Dutch Grand Prix: Max Verstappen beats Lando Norris to pole in crash-strewn session

Max Verstappen celebrates pole at Zandvoort
Max Verstappen has taken pole position for his home race at Zandvoort three years in a row

Red Bull's Max Verstappen beat McLaren's Lando Norris to pole position in a crash-strewn qualifying session at the Dutch Grand Prix.

Verstappen headed Norris by 0.537 seconds in a one-lap shoot-out at the end of a dramatic session in drying conditions.

Mercedes driver George Russell was third, while team-mate Lewis Hamilton could manage only 13th.

Alex Albon also claimed a sensational fourth place for Williams.

The final session of qualifying was punctuated by two red-flag stoppages, as first Logan Sargeant of Williams ruined his first ever appearance in the top 10 with a crash at Turn Two, before Charles Leclerc wrecked his Ferrari on the exit of Turn Nine after the session's resumption.

Fernando Alonso ended the session in fifth place in the Aston Martin, while Leclerc's team-mate Carlos Sainz took sixth in the final moments ahead of the Red Bull of Sergio Perez, McLaren's Oscar Piastri, Leclerc and Sargeant.

Alpha Tauri driver Yuki Tsunoda has been handed a three-place grid penalty for Sunday's race for impeding Hamilton in the second part of qualifying. The Japanese driver qualified in P14 but will now start in 17th place.

Sainz, meanwhile, has been reprimanded and Ferrari fined 5,000 euros after the Spaniard moved over on Piastri as he left the pits.

Verstappen said the qualifying session had been tricky, starting on intermediate tyres in wet conditions and moving on to dry at the end, but that the final lap had been "very satisfying".

"The pressure is always there to perform but when you can pull it off, it's incredible," he said.

Norris said: "P2 is a good result.
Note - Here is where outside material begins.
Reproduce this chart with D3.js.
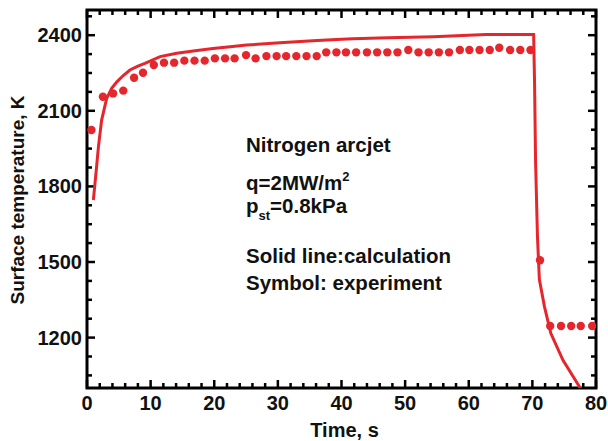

In these conditions you hope Max makes a mistake, but he doesn't."

The Briton was faster than Verstappen in the first sector of the lap but the time slipped away from him.

"The first half of the lap was mega," Norris said, "but the second half was probably one of the worst second halvess I've done. But I always enjoy these conditions and I'm taking P2. The driver peaked very early!"
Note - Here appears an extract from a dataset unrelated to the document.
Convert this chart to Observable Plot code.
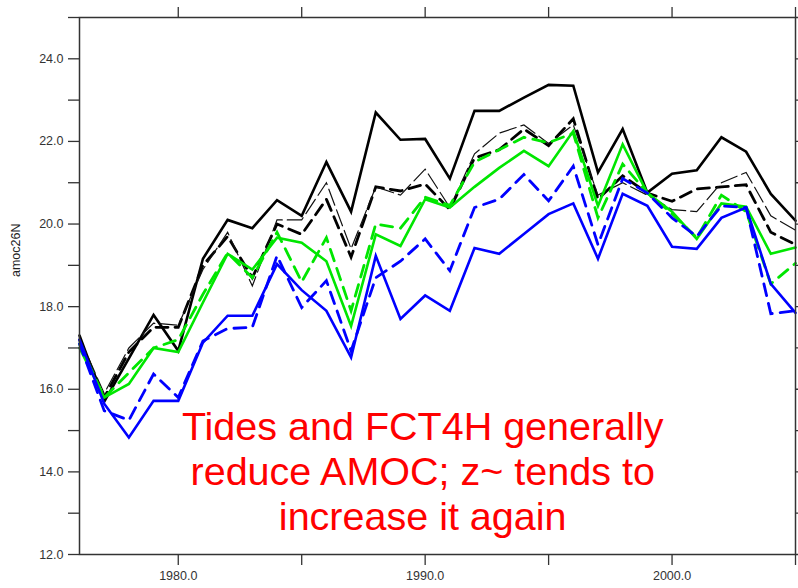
<!DOCTYPE html>
<html>
<head>
<meta charset="utf-8">
<script src="https://cdn.jsdelivr.net/npm/d3@7"></script>
<script src="https://cdn.jsdelivr.net/npm/@observablehq/plot@0.6"></script>
<style>
  html, body { margin: 0; padding: 0; background: #fff; }
  #chart svg { display: block; }
</style>
</head>
<body>
<div id="chart"></div>
<script>
const years = d3.range(1976, 2006);

const blackSolid = [17.3, 15.7, 16.75, 17.8, 16.93, 19.16, 20.1, 19.9, 20.58, 20.2, 21.5, 20.3, 22.7, 22.04, 22.06, 21.1, 22.74, 22.74, 23.06, 23.37, 23.35, 21.25, 22.3, 20.76, 21.22, 21.3, 22.1, 21.75, 20.73, 20.08];
const blackDashed = [17.2, 15.8, 16.9, 17.5, 17.5, 19.0, 19.7, 18.7, 20.0, 19.75, 20.6, 19.2, 20.9, 20.8, 20.97, 20.35, 21.6, 21.8, 22.3, 21.9, 22.55, 20.6, 21.17, 20.75, 20.55, 20.85, 20.9, 20.95, 19.8, 19.5];
const blackThinDashed = [17.25, 15.9, 17.0, 17.6, 17.55, 18.9, 19.8, 18.5, 20.1, 20.1, 21.0, 19.4, 20.9, 20.7, 21.33, 20.4, 21.7, 22.2, 22.4, 21.95, 22.4, 20.7, 21.0, 20.7, 20.35, 20.3, 21.0, 21.25, 20.2, 19.85];
const greenSolid = [17.0, 15.8, 16.13, 17.0, 16.9, 18.1, 19.28, 18.9, 19.67, 19.55, 19.1, 17.53, 19.75, 19.47, 20.6, 20.4, 20.9, 21.36, 21.77, 21.4, 22.25, 20.44, 21.93, 20.75, 20.3, 19.64, 20.5, 20.42, 19.28, 19.43];
const greenDashed = [17.1, 15.8, 16.4, 17.0, 17.2, 18.3, 19.3, 18.7, 19.8, 18.6, 19.67, 17.9, 20.0, 19.9, 20.65, 20.45, 21.5, 21.8, 22.1, 21.97, 22.2, 20.15, 21.45, 20.75, 20.25, 19.67, 20.7, 20.3, 18.55, 19.05];
const blueSolid = [17.2, 15.65, 14.83, 15.72, 15.72, 17.13, 17.78, 17.78, 19.03, 18.4, 17.9, 16.77, 19.23, 17.7, 18.27, 17.9, 19.42, 19.28, 19.76, 20.24, 20.5, 19.16, 20.73, 20.44, 19.45, 19.4, 20.15, 20.4, 18.55, 17.85];
const blueDashed = [17.1, 15.48, 15.25, 16.37, 15.8, 17.17, 17.47, 17.5, 19.23, 17.98, 18.63, 16.93, 18.7, 19.1, 19.64, 18.87, 20.4, 20.6, 21.2, 20.56, 21.4, 19.5, 21.1, 20.75, 20.15, 19.7, 20.44, 20.4, 17.83, 17.9];

const xTickLabels = ["1980.0", "1990.0", "2000.0"];
const yTickLabels = ["12.0", "14.0", "16.0", "18.0", "20.0", "22.0", "24.0"];
const yLabel = "amoc26N";
const note = "Tides and FCT4H generally\nreduce AMOC; z~ tends to\nincrease it again";

const series = [
  {name: "black solid", values: blackSolid, color: "#000000", width: 2.6, dash: null},
  {name: "black dashed", values: blackDashed, color: "#000000", width: 2.8, dash: "12,7"},
  {name: "black thin dashed", values: blackThinDashed, color: "#111111", width: 1.2, dash: "17,5"},
  {name: "green solid", values: greenSolid, color: "#00e600", width: 2.6, dash: null},
  {name: "green dashed", values: greenDashed, color: "#00e600", width: 2.8, dash: "12,8"},
  {name: "blue solid", values: blueSolid, color: "#0000ff", width: 2.6, dash: null},
  {name: "blue dashed", values: blueDashed, color: "#0000ff", width: 2.8, dash: "12,8"}
];

const font = "'Liberation Sans', Arial, Helvetica, sans-serif";

const lineMarks = series.map(s => Plot.line(
  years.map((yr, i) => ({year: yr, v: s.values[i]})),
  {x: "year", y: "v", stroke: s.color, strokeWidth: s.width,
   strokeDasharray: s.dash || undefined, strokeLinejoin: "miter", strokeMiterlimit: 4}
));

const xLabelMap = new Map([[1980, xTickLabels[0]], [1990, xTickLabels[1]], [2000, xTickLabels[2]]]);
const yLabelMap = new Map(yTickLabels.map(t => [+t, t]));

const chart = Plot.plot({
  width: 798,
  height: 588,
  marginLeft: 79,
  marginRight: 3,
  marginTop: 17,
  marginBottom: 34,
  style: {fontFamily: font, background: "#fff"},
  x: {domain: [1976, 2005]},
  y: {domain: [12, 25]},
  marks: [
    ...lineMarks,
    Plot.text([note], {x: () => 1989.9, y: () => 14.03, text: d => d,
      fill: "#ff0000", fontSize: 39.5, lineHeight: 1.14, textAnchor: "middle", lineAnchor: "middle", fontFamily: font}),
    Plot.frame({stroke: "#333", strokeWidth: 1.5}),
    Plot.axisY({anchor: "left", ticks: d3.range(12, 26), tickSize: 11, tickPadding: 5,
      tickFormat: d => yLabelMap.get(d) || "", fontSize: 12.5, stroke: "#333", strokeWidth: 1.3, fill: "#333", label: null}),
    Plot.axisY({anchor: "right", ticks: d3.range(12, 26), tickSize: 11, tickFormat: () => "", stroke: "#333", strokeWidth: 1.3, label: null}),
    Plot.axisX({anchor: "top", ticks: d3.range(1980, 2006, 5), tickSize: 11, tickFormat: () => "", stroke: "#333", strokeWidth: 1.3, label: null}),
    Plot.axisX({anchor: "bottom", ticks: d3.range(1980, 2006, 5), tickSize: 11, tickPadding: 6,
      tickFormat: d => xLabelMap.get(d) || "", fontSize: 12.5, stroke: "#333", strokeWidth: 1.3, fill: "#333", label: null}),
    Plot.text([yLabel], {frameAnchor: "left", text: d => d, rotate: -90, dx: -64, dy: -9, fontSize: 12.5, fill: "#222", fontFamily: font})
  ]
});

document.getElementById("chart").appendChild(chart);
</script>
</body>
</html>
Logan Sargeant climbs out of his Williams after crashing out in Q3
Williams rookie Logan Sargeant made it through to Q3 for the first time in his career but crashed out of the session earlier on

Russell's third place was his best result in qualifying since starting the Australian Grand Prix in second at the third race of the season, and he has been struggling to match Hamilton in recent races.
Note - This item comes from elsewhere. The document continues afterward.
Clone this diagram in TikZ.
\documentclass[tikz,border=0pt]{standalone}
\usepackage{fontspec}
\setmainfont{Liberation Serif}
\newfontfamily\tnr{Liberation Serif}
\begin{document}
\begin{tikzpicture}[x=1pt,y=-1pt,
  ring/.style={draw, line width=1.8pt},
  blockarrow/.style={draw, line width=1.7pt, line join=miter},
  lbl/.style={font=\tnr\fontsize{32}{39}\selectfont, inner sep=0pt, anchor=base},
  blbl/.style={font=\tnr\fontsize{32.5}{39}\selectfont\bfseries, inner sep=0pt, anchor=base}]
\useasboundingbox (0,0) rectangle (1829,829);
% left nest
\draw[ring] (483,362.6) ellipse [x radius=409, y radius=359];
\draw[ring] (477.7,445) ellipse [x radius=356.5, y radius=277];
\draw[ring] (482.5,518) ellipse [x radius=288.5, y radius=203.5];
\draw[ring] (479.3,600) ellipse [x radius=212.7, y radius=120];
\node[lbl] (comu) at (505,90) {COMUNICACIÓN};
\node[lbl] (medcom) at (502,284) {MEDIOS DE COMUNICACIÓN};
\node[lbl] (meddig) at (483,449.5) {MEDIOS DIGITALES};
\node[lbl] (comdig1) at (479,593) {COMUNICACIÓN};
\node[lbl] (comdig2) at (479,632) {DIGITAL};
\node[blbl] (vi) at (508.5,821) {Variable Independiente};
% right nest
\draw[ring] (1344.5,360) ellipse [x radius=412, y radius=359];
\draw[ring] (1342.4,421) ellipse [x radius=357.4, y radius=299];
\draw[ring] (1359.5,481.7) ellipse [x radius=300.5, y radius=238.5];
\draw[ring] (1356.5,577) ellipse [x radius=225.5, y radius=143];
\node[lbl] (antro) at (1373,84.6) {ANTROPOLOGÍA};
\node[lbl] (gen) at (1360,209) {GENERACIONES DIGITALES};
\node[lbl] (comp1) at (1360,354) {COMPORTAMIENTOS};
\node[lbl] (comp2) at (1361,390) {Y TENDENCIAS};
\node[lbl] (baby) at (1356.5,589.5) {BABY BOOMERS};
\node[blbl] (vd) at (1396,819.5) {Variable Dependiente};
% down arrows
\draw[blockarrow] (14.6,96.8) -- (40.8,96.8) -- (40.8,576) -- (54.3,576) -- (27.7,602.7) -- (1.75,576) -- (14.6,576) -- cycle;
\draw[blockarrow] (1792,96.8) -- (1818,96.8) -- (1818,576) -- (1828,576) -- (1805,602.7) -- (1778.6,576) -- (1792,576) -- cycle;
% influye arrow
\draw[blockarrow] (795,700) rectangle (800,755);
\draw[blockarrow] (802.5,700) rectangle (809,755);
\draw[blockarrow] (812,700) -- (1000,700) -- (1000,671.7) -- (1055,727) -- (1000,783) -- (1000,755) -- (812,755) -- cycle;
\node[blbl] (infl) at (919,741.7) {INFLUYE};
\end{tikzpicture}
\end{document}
"Very happy to be P3," he said. "Qualifying was been one of my strengths at the start of the year but it had been going a bit wrong recently, so it was good to have that [summer] break to try few things, and now we're back.

"It's going to be an exciting race. I'm sure Max will bet having his Sunday drive waving to the fans but hopefully we can have a good fight with Lando and Alex."

Hamilton complained about being blocked by traffic but he admitted he simply lacked pace.

"Definitely wasn't great," he said. "It will be interesting to see what comes of that [investigation]. There was a lot of blocking from people. It shouldn't be allowed - it's impeding.

"But I was in general just slow. Really, really slow today. I can't for the life of me pinpoint what it is, but the car just doesn't seem to be working for me today."

Hamilton also said his tyres overheated as he tried to do two consecutive fast laps at the end so he could not improve.

Albon's fourth was a shock from Williams, whose car has traditionally been good on high-speed tracks that require low downforce set-ups, the opposite of the corner-dominated layout at Zandvoort.

But Williams have been close to the front all weekend and Albon excelled throughout qualifying to produce one of the performances of the season.

Russell, who is good friends with the British-born Thai, joked: "I flew over here with Alex and I said: 'What are your expectations? And he said: 'I think we're going to be rubbish.' So he got that one wrong."

Sainz's sixth place was damage limitation for Ferrari on a weekend in which they have struggled for pace.

Leclerc looked like he may have been able to do better, but he wrecked his own chances by carrying too much speed into Turn Nine on his first lap in Q3.

The car washed wide on to the grass, and extensive damage was done to the left-hand side.